━━ Data section
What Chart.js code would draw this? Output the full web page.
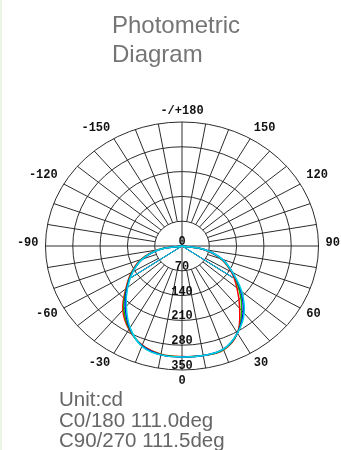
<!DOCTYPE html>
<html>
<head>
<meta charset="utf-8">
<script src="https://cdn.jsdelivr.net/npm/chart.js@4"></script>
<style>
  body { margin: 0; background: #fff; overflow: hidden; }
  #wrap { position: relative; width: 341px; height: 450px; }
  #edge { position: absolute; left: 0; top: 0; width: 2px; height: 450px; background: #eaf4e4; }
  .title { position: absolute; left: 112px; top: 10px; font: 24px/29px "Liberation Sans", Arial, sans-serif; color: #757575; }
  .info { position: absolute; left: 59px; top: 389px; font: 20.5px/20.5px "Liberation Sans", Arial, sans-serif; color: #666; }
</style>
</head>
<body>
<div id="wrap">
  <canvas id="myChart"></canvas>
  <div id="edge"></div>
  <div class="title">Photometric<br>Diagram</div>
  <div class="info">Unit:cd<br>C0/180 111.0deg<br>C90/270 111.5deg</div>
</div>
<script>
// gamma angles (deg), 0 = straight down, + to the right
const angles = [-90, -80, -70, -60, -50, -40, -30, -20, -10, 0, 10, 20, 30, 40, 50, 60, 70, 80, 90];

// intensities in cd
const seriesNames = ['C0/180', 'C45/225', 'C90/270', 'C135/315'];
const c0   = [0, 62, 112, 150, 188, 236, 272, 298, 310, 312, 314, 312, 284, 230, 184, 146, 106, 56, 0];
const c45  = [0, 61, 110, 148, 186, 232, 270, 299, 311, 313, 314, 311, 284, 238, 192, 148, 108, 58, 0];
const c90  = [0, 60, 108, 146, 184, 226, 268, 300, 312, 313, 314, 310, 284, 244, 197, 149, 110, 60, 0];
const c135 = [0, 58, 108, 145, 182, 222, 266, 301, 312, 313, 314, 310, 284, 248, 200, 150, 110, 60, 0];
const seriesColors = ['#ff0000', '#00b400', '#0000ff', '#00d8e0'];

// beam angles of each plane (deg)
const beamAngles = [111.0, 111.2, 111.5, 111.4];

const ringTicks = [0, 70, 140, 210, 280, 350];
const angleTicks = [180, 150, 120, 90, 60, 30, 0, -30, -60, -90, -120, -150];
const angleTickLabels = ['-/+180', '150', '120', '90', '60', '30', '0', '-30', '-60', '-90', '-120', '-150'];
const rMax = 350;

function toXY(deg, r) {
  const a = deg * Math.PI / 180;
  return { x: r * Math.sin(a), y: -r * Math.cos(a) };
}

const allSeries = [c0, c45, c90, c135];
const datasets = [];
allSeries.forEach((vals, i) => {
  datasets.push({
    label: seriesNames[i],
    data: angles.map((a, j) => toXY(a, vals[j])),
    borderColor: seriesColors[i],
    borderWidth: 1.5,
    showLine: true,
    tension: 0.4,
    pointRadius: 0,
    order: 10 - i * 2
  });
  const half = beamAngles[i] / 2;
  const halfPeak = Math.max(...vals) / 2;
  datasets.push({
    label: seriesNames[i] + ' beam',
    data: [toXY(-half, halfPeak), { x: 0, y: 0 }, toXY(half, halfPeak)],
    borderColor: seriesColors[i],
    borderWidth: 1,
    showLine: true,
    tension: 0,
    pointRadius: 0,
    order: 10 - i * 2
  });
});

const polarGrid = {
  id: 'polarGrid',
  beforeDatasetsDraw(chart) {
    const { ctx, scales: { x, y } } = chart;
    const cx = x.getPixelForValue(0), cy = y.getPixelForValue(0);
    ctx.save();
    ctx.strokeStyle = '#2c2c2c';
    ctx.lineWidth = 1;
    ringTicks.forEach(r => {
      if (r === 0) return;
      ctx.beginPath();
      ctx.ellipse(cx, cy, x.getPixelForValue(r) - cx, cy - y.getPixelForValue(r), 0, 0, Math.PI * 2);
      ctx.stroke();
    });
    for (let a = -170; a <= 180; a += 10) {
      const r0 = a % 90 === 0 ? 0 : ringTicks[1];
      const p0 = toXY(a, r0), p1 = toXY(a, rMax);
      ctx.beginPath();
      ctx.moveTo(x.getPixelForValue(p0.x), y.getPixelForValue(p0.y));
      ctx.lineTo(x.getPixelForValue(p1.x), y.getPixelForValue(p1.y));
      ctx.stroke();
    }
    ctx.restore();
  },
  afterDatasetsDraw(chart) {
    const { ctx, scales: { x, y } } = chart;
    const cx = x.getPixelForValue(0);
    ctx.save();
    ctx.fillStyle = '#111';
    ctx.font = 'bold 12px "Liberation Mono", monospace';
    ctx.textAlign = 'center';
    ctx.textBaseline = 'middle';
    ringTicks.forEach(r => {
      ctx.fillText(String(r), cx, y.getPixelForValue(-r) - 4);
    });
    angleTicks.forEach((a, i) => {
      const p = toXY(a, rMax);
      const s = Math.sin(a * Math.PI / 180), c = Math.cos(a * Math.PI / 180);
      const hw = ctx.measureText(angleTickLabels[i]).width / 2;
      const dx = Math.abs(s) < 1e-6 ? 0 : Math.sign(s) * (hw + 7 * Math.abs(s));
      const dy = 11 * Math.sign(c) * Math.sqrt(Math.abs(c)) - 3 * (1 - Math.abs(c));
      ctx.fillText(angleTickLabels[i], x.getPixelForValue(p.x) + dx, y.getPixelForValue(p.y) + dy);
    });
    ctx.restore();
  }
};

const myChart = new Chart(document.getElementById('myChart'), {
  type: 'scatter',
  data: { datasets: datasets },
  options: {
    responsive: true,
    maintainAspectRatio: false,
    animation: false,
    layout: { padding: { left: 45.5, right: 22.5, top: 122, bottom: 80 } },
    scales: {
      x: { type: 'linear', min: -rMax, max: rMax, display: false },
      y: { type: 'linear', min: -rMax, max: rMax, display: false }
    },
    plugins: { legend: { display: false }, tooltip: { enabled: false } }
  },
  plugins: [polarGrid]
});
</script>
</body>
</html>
━━━━
Exercise prompt
From the data above, write out everything exactly except the pictures.

The solution
What Chart.js code would draw this? Output the full web page.
<!DOCTYPE html>
<html>
<head>
<meta charset="utf-8">
<script src="https://cdn.jsdelivr.net/npm/chart.js@4"></script>
<style>
  body { margin: 0; background: #fff; overflow: hidden; }
  #wrap { position: relative; width: 341px; height: 450px; }
  #edge { position: absolute; left: 0; top: 0; width: 2px; height: 450px; background: #eaf4e4; }
  .title { position: absolute; left: 112px; top: 10px; font: 24px/29px "Liberation Sans", Arial, sans-serif; color: #757575; }
  .info { position: absolute; left: 59px; top: 389px; font: 20.5px/20.5px "Liberation Sans", Arial, sans-serif; color: #666; }
</style>
</head>
<body>
<div id="wrap">
  <canvas id="myChart"></canvas>
  <div id="edge"></div>
  <div class="title">Photometric<br>Diagram</div>
  <div class="info">Unit:cd<br>C0/180 111.0deg<br>C90/270 111.5deg</div>
</div>
<script>
// gamma angles (deg), 0 = straight down, + to the right
const angles = [-90, -80, -70, -60, -50, -40, -30, -20, -10, 0, 10, 20, 30, 40, 50, 60, 70, 80, 90];

// intensities in cd
const seriesNames = ['C0/180', 'C45/225', 'C90/270', 'C135/315'];
const c0   = [0, 62, 112, 150, 188, 236, 272, 298, 310, 312, 314, 312, 284, 230, 184, 146, 106, 56, 0];
const c45  = [0, 61, 110, 148, 186, 232, 270, 299, 311, 313, 314, 311, 284, 238, 192, 148, 108, 58, 0];
const c90  = [0, 60, 108, 146, 184, 226, 268, 300, 312, 313, 314, 310, 284, 244, 197, 149, 110, 60, 0];
const c135 = [0, 58, 108, 145, 182, 222, 266, 301, 312, 313, 314, 310, 284, 248, 200, 150, 110, 60, 0];
const seriesColors = ['#ff0000', '#00b400', '#0000ff', '#00d8e0'];

// beam angles of each plane (deg)
const beamAngles = [111.0, 111.2, 111.5, 111.4];

const ringTicks = [0, 70, 140, 210, 280, 350];
const angleTicks = [180, 150, 120, 90, 60, 30, 0, -30, -60, -90, -120, -150];
const angleTickLabels = ['-/+180', '150', '120', '90', '60', '30', '0', '-30', '-60', '-90', '-120', '-150'];
const rMax = 350;

function toXY(deg, r) {
  const a = deg * Math.PI / 180;
  return { x: r * Math.sin(a), y: -r * Math.cos(a) };
}

const allSeries = [c0, c45, c90, c135];
const datasets = [];
allSeries.forEach((vals, i) => {
  datasets.push({
    label: seriesNames[i],
    data: angles.map((a, j) => toXY(a, vals[j])),
    borderColor: seriesColors[i],
    borderWidth: 1.5,
    showLine: true,
    tension: 0.4,
    pointRadius: 0,
    order: 10 - i * 2
  });
  const half = beamAngles[i] / 2;
  const halfPeak = Math.max(...vals) / 2;
  datasets.push({
    label: seriesNames[i] + ' beam',
    data: [toXY(-half, halfPeak), { x: 0, y: 0 }, toXY(half, halfPeak)],
    borderColor: seriesColors[i],
    borderWidth: 1,
    showLine: true,
    tension: 0,
    pointRadius: 0,
    order: 10 - i * 2
  });
});

const polarGrid = {
  id: 'polarGrid',
  beforeDatasetsDraw(chart) {
    const { ctx, scales: { x, y } } = chart;
    const cx = x.getPixelForValue(0), cy = y.getPixelForValue(0);
    ctx.save();
    ctx.strokeStyle = '#2c2c2c';
    ctx.lineWidth = 1;
    ringTicks.forEach(r => {
      if (r === 0) return;
      ctx.beginPath();
      ctx.ellipse(cx, cy, x.getPixelForValue(r) - cx, cy - y.getPixelForValue(r), 0, 0, Math.PI * 2);
      ctx.stroke();
    });
    for (let a = -170; a <= 180; a += 10) {
      const r0 = a % 90 === 0 ? 0 : ringTicks[1];
      const p0 = toXY(a, r0), p1 = toXY(a, rMax);
      ctx.beginPath();
      ctx.moveTo(x.getPixelForValue(p0.x), y.getPixelForValue(p0.y));
      ctx.lineTo(x.getPixelForValue(p1.x), y.getPixelForValue(p1.y));
      ctx.stroke();
    }
    ctx.restore();
  },
  afterDatasetsDraw(chart) {
    const { ctx, scales: { x, y } } = chart;
    const cx = x.getPixelForValue(0);
    ctx.save();
    ctx.fillStyle = '#111';
    ctx.font = 'bold 12px "Liberation Mono", monospace';
    ctx.textAlign = 'center';
    ctx.textBaseline = 'middle';
    ringTicks.forEach(r => {
      ctx.fillText(String(r), cx, y.getPixelForValue(-r) - 4);
    });
    angleTicks.forEach((a, i) => {
      const p = toXY(a, rMax);
      const s = Math.sin(a * Math.PI / 180), c = Math.cos(a * Math.PI / 180);
      const hw = ctx.measureText(angleTickLabels[i]).width / 2;
      const dx = Math.abs(s) < 1e-6 ? 0 : Math.sign(s) * (hw + 7 * Math.abs(s));
      const dy = 11 * Math.sign(c) * Math.sqrt(Math.abs(c)) - 3 * (1 - Math.abs(c));
      ctx.fillText(angleTickLabels[i], x.getPixelForValue(p.x) + dx, y.getPixelForValue(p.y) + dy);
    });
    ctx.restore();
  }
};

const myChart = new Chart(document.getElementById('myChart'), {
  type: 'scatter',
  data: { datasets: datasets },
  options: {
    responsive: true,
    maintainAspectRatio: false,
    animation: false,
    layout: { padding: { left: 45.5, right: 22.5, top: 122, bottom: 80 } },
    scales: {
      x: { type: 'linear', min: -rMax, max: rMax, display: false },
      y: { type: 'linear', min: -rMax, max: rMax, display: false }
    },
    plugins: { legend: { display: false }, tooltip: { enabled: false } }
  },
  plugins: [polarGrid]
});
</script>
</body>
</html>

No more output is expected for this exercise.